◆ WHAT TO DO ◆
Each line that contains the word "diagram" counts once; give the total for the records below and nothing else.

········

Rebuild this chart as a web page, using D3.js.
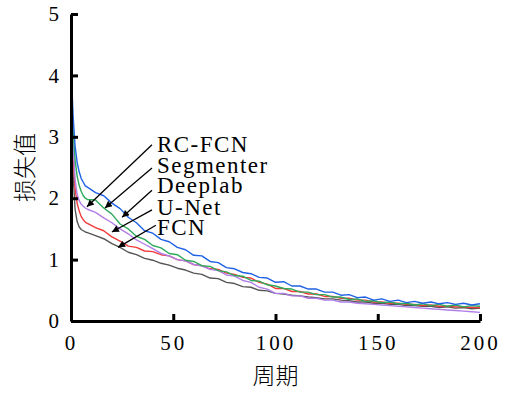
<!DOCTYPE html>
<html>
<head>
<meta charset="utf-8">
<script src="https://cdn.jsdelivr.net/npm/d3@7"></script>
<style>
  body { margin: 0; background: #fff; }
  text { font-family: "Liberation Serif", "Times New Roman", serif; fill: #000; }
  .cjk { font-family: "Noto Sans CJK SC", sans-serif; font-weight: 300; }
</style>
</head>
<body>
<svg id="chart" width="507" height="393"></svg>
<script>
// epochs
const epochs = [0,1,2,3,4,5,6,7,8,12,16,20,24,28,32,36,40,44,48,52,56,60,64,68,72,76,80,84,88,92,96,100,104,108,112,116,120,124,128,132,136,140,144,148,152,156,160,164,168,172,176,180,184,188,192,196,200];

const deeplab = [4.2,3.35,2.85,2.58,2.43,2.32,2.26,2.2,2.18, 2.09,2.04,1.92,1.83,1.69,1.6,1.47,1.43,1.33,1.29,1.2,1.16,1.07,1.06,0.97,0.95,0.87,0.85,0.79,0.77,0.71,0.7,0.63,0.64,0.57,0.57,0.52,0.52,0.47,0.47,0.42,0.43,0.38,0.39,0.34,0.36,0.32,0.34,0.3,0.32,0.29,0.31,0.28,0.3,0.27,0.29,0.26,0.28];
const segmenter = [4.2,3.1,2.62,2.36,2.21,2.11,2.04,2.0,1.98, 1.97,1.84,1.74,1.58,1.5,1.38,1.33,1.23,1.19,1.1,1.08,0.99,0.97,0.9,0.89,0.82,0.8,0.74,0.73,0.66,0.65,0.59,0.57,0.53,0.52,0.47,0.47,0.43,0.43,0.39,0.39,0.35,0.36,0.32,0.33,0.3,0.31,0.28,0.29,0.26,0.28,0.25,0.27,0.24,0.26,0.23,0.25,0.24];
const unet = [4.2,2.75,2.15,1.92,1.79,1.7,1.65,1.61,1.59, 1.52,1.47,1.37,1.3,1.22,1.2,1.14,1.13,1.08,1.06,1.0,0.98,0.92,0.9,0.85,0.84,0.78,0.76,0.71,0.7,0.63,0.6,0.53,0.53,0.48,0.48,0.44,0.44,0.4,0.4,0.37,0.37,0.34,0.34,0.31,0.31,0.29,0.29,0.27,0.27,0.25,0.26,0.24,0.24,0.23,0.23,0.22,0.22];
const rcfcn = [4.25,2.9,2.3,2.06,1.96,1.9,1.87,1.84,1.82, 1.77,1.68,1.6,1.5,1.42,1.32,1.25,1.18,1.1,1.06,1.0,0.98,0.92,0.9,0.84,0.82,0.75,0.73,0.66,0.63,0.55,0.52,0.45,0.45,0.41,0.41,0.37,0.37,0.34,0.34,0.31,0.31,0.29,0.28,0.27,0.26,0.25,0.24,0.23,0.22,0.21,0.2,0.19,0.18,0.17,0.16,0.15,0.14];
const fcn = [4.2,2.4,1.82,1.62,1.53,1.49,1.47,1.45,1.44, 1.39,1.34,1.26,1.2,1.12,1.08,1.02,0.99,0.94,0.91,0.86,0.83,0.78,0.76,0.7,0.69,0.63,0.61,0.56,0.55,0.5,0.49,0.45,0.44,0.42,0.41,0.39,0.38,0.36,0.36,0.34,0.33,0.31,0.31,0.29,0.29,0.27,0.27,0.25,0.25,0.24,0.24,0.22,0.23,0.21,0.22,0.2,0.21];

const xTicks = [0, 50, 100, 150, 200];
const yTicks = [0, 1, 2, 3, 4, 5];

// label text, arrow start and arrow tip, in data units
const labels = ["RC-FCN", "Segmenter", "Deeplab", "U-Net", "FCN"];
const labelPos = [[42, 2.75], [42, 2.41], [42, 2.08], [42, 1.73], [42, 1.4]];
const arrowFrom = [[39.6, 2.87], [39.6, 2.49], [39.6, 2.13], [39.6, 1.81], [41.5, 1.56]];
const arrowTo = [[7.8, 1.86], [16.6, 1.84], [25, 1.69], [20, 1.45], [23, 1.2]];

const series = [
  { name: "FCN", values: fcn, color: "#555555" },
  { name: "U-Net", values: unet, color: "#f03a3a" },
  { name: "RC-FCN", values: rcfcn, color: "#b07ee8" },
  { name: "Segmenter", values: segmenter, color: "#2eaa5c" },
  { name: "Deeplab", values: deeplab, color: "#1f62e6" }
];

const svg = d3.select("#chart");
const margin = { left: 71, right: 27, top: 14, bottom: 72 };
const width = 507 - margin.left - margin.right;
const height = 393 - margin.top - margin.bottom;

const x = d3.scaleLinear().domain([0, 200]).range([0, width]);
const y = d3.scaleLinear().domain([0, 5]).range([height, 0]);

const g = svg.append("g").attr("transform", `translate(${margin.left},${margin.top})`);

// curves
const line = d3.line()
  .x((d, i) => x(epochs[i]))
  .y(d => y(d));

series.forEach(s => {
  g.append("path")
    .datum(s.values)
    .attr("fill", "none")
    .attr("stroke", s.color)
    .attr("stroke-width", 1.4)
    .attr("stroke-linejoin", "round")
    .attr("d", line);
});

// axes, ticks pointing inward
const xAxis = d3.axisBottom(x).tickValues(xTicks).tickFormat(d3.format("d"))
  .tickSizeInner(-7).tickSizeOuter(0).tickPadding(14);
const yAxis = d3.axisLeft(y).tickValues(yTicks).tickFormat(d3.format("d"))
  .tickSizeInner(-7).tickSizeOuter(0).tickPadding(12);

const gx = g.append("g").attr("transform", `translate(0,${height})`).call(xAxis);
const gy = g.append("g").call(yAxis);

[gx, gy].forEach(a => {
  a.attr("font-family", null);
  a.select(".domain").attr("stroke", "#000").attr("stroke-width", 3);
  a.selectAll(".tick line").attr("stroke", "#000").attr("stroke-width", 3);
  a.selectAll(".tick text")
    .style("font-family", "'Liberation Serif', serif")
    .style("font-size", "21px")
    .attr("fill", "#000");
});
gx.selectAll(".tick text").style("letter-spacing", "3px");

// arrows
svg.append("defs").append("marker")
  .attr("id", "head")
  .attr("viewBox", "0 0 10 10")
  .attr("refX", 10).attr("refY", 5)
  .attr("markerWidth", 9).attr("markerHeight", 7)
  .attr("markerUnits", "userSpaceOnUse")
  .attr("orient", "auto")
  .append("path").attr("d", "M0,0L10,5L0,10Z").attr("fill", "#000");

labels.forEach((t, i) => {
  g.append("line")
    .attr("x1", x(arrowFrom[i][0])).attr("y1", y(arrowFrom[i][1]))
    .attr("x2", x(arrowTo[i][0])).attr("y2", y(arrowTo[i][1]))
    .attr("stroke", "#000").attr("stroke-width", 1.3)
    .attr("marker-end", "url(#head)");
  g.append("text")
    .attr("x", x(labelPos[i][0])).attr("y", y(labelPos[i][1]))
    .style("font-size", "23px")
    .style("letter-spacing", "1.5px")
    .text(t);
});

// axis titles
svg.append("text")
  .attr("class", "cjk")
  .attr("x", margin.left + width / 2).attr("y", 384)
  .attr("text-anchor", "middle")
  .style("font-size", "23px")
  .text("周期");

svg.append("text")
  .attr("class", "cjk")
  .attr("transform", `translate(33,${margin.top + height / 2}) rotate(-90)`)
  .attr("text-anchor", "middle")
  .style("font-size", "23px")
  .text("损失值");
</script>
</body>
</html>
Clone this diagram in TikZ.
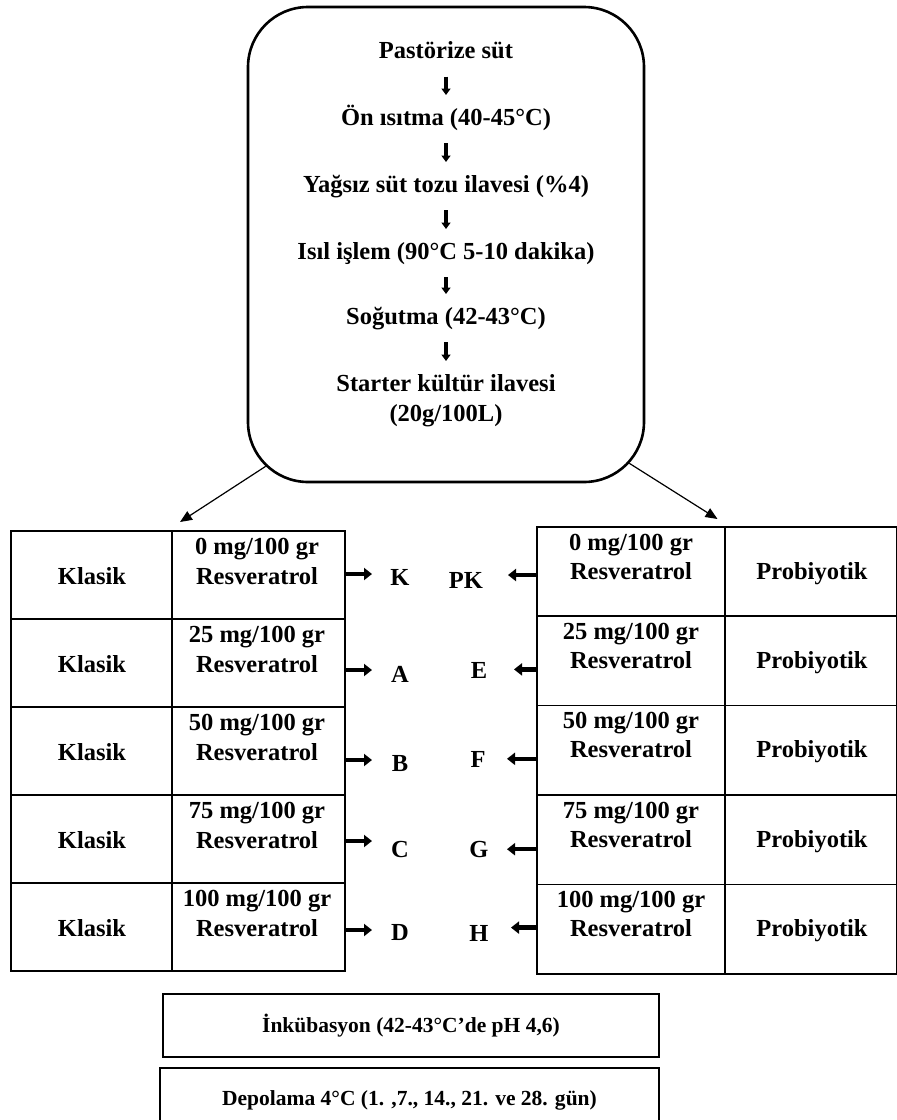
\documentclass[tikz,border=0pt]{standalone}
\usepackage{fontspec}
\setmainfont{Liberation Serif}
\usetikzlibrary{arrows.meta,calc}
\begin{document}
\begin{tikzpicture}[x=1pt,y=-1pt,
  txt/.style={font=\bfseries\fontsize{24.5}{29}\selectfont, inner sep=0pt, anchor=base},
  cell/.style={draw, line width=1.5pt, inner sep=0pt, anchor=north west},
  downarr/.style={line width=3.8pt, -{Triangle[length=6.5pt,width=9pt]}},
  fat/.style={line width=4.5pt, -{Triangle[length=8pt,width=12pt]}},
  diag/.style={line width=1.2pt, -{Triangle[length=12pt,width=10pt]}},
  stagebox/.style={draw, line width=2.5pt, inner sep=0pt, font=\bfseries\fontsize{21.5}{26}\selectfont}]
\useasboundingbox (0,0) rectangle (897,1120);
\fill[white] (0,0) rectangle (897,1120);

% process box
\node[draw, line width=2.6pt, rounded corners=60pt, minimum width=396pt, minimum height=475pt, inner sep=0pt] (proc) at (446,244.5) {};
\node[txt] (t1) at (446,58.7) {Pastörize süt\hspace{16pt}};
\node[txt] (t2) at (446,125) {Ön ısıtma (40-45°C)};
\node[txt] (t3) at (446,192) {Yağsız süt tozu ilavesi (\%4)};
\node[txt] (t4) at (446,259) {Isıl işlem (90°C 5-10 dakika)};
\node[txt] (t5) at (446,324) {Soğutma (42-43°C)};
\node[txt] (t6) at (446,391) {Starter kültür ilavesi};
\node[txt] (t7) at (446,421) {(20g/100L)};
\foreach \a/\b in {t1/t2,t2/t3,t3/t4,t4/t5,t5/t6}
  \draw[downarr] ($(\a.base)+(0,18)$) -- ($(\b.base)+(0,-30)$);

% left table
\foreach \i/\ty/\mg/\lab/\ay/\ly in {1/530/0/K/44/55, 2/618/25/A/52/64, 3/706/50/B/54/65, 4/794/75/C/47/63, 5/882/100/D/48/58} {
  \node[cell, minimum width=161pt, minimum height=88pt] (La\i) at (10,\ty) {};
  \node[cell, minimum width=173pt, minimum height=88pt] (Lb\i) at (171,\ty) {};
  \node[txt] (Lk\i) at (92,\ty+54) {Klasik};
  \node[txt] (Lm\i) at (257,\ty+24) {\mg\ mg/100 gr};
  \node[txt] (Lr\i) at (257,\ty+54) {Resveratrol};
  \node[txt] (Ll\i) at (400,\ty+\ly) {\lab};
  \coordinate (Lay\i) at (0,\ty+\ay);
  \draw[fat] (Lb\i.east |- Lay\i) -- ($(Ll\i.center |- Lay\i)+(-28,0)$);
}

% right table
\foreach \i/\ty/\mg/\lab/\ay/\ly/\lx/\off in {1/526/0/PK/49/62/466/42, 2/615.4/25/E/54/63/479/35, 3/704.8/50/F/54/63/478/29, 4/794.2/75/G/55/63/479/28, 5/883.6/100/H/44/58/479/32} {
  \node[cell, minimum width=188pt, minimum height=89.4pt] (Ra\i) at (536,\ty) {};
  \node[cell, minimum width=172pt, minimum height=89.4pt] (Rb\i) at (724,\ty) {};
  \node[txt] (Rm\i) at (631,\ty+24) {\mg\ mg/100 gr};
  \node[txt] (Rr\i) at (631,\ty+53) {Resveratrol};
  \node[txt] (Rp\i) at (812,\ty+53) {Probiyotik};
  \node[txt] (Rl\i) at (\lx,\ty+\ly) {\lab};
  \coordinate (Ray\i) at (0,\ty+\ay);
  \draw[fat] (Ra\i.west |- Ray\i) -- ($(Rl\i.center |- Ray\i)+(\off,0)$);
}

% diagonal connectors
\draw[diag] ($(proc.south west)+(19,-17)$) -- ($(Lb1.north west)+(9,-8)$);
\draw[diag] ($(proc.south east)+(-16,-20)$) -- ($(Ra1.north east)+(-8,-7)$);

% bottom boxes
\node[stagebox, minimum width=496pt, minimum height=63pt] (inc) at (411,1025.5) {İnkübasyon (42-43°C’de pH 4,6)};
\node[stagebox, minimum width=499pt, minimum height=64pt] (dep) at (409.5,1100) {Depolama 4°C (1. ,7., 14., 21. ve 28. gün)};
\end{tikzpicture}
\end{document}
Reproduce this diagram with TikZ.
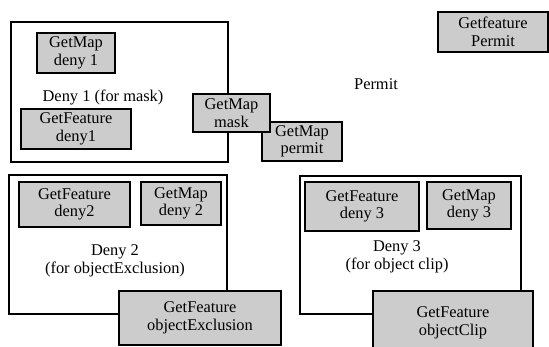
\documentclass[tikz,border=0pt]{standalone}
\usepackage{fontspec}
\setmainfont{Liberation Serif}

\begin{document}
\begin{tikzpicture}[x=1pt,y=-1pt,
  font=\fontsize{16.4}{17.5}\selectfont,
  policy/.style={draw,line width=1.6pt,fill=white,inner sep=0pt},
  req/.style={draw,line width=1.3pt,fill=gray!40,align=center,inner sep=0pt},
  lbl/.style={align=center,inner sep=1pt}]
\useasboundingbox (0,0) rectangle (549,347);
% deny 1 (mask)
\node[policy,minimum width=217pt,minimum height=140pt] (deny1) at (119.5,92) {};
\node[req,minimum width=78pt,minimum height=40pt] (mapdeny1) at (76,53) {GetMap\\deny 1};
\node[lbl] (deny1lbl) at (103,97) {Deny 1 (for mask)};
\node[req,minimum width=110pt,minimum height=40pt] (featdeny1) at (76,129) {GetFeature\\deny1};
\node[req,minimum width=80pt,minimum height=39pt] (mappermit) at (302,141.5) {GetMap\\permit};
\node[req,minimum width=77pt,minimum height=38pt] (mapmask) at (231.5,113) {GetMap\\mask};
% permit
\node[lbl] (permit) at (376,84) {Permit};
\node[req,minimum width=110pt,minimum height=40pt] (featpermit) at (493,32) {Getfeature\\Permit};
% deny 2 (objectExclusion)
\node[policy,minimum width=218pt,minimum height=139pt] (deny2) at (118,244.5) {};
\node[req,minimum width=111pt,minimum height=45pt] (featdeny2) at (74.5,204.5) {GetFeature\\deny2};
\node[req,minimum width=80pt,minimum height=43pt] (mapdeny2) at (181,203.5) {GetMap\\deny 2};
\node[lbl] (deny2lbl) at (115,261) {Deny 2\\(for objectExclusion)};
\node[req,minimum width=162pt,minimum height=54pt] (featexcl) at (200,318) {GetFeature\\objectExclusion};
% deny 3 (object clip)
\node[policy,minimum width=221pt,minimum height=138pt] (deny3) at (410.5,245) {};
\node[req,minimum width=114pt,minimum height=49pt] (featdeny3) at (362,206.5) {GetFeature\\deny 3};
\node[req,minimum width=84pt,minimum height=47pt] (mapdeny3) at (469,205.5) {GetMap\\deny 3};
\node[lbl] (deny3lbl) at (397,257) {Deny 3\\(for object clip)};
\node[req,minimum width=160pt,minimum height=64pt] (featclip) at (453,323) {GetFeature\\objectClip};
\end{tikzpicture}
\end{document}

········

◆ ANSWER BELOW ◆
2